Tauriel wouldn't eat it, but Fili enjoyed meat pies enough for the both of them. He munched on it as they started down the road.

"Hobbits," Tauriel said.

"Hobbits," Fili agreed after he swallowed his mouthful. "Always with the hobbits. Did you ever meet Bilbo?"

"Once," Tauriel said. "He gave Thranduil Lady Laeriel's jewels."

"The ones left," Fili said, pressing a hand to his chest where the necklace hung, warm and comforting, under his shirt.

"That is yours," Tauriel replied. "Not Lady Laeriel's. Not anymore, anyway."

Fili shrugged and tossed her an apple.


"Is it as you remembered it?" Tauriel asked. They stood staring down at Rivendell, neither one quite on the path.

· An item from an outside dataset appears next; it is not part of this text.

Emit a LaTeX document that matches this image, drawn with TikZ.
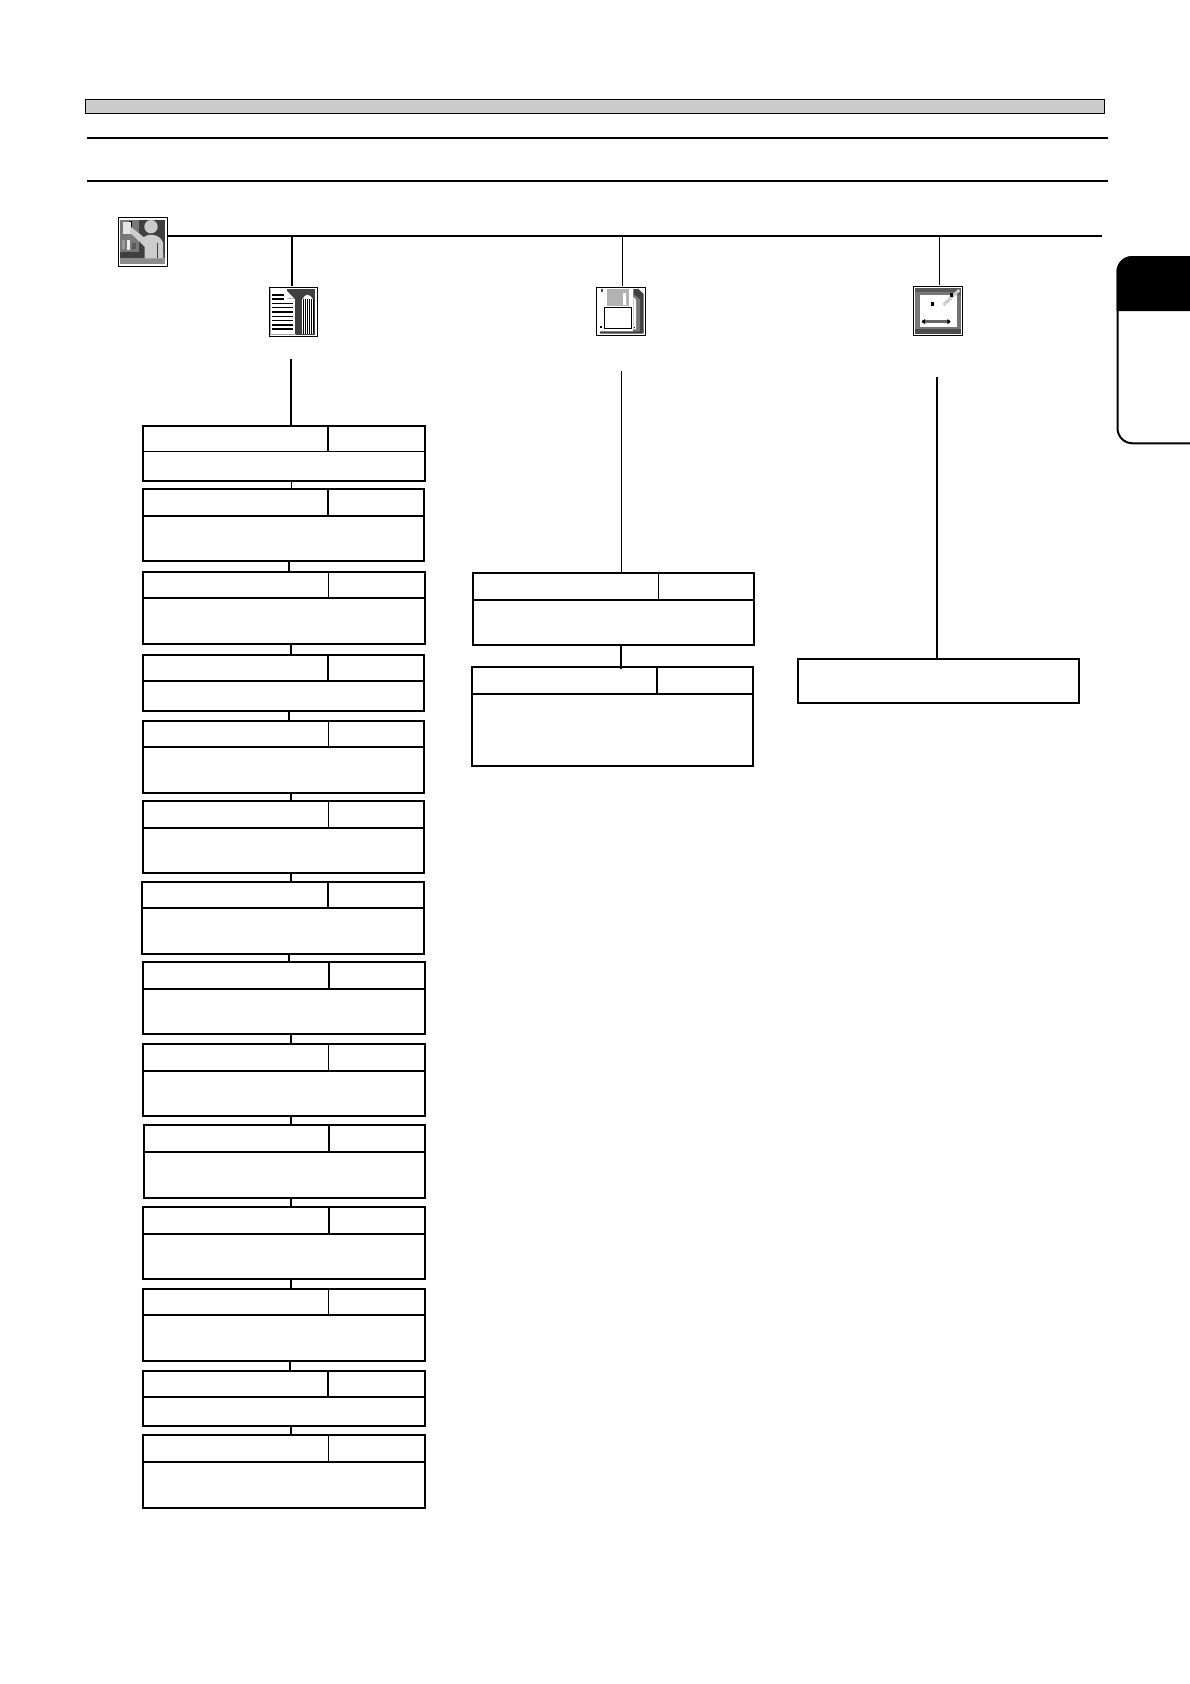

"Mostly," Fili said. "You?"

"I have never visited Rivendell before," Tauriel said, staring hungrily. "Once I thought to bring Morwinyon here, to her cousins, but Thranduil would not hear of it. Lady Laeriel went missing on the road."

"Thranduil has kin here?" Fili asked. If Tauriel had wanted to bring Morwinyon they couldn't be as unpleasant as his father-in-law, but that was, in Fili's estimation, a low bar to clear.

Tauriel shook her head and started down the path. Fili followed. "Lord Elrond and his kin are Lady Laeriel's cousins on her mother's side. I think."

"Are they as…" Fili trailed off, trying to think of a more complimentary description than he had been about to use. What Tauriel had told him about Laeriel wasn't uncomplimentary exactly, but it did not, to his ears, sound like ringing endorsements either.

"Lord Elrond is very hospitable, from what I know," Tauriel assured him. "Well, you met him."

Fili snorted.


An elf greeted them when they approached the gates. "Be welcome to Rivendell," they said in lightly accented Westron.

Tauriel bowed, hand over her heart, and Fili copied her. "Our thanks for the hospitality, sir," she replied in the same language. "I am Tauriel of the Greenwood."

She left it up to him to decide whether to give his actual name or make one up, which Fili felt was unsporting. He supposed Elrond might recognize him anyway.

"Fili, son of Dis," he said.

The elf blinked.

Tauriel said carefully, "Fili has had the honor of meeting Lord Elrond before. If we might ask to meet him again-"

The elf spun on his heel and shouted something up at a window in Sindarin, too fast for Fili to catch. He knew some Sindarin. He just knew it when it was spoken slowly.

The window swung open, revealing another elf, this one with hair as dark as Morwinyon's but very little of Morwinyon's features in her face. Her eyes were light, for one thing, and the lids had an extra crease that Morwinyon's face was an oval too, not like Morwinyon's squarer jaw.

Tauriel said, "I see you have heard the name."

The elf who had opened the window ducked away from it, and moments later she came rushing into the courtyard.

"I didn't realize I was so infamous," Fili muttered as the elf woman came to a stop before him.

"Fili, son of Dis, who was nephew to Thorin Oakenshield?" she asked.

"Yes," Fili said slowly, looking at Tauriel. Tauriel shrugged helplessly. He looked back at the elf.

The elf put her hands on her hips, looking down an elegant nose at him, and said, "Your wife believes you dead. Is there a reason you have let her think so?"

Fili's first thought was that it was a joke, and tasteless in the extreme. He was about to tell her so when Tauriel made a choked off noise, and he looked back at her to see her covering her mouth with both hands, eyes wide with horror.

If Morwinyon wasn't dead, if they had left her on the mountain…

Fili didn't bother with dignity. He let himself drop to the ground.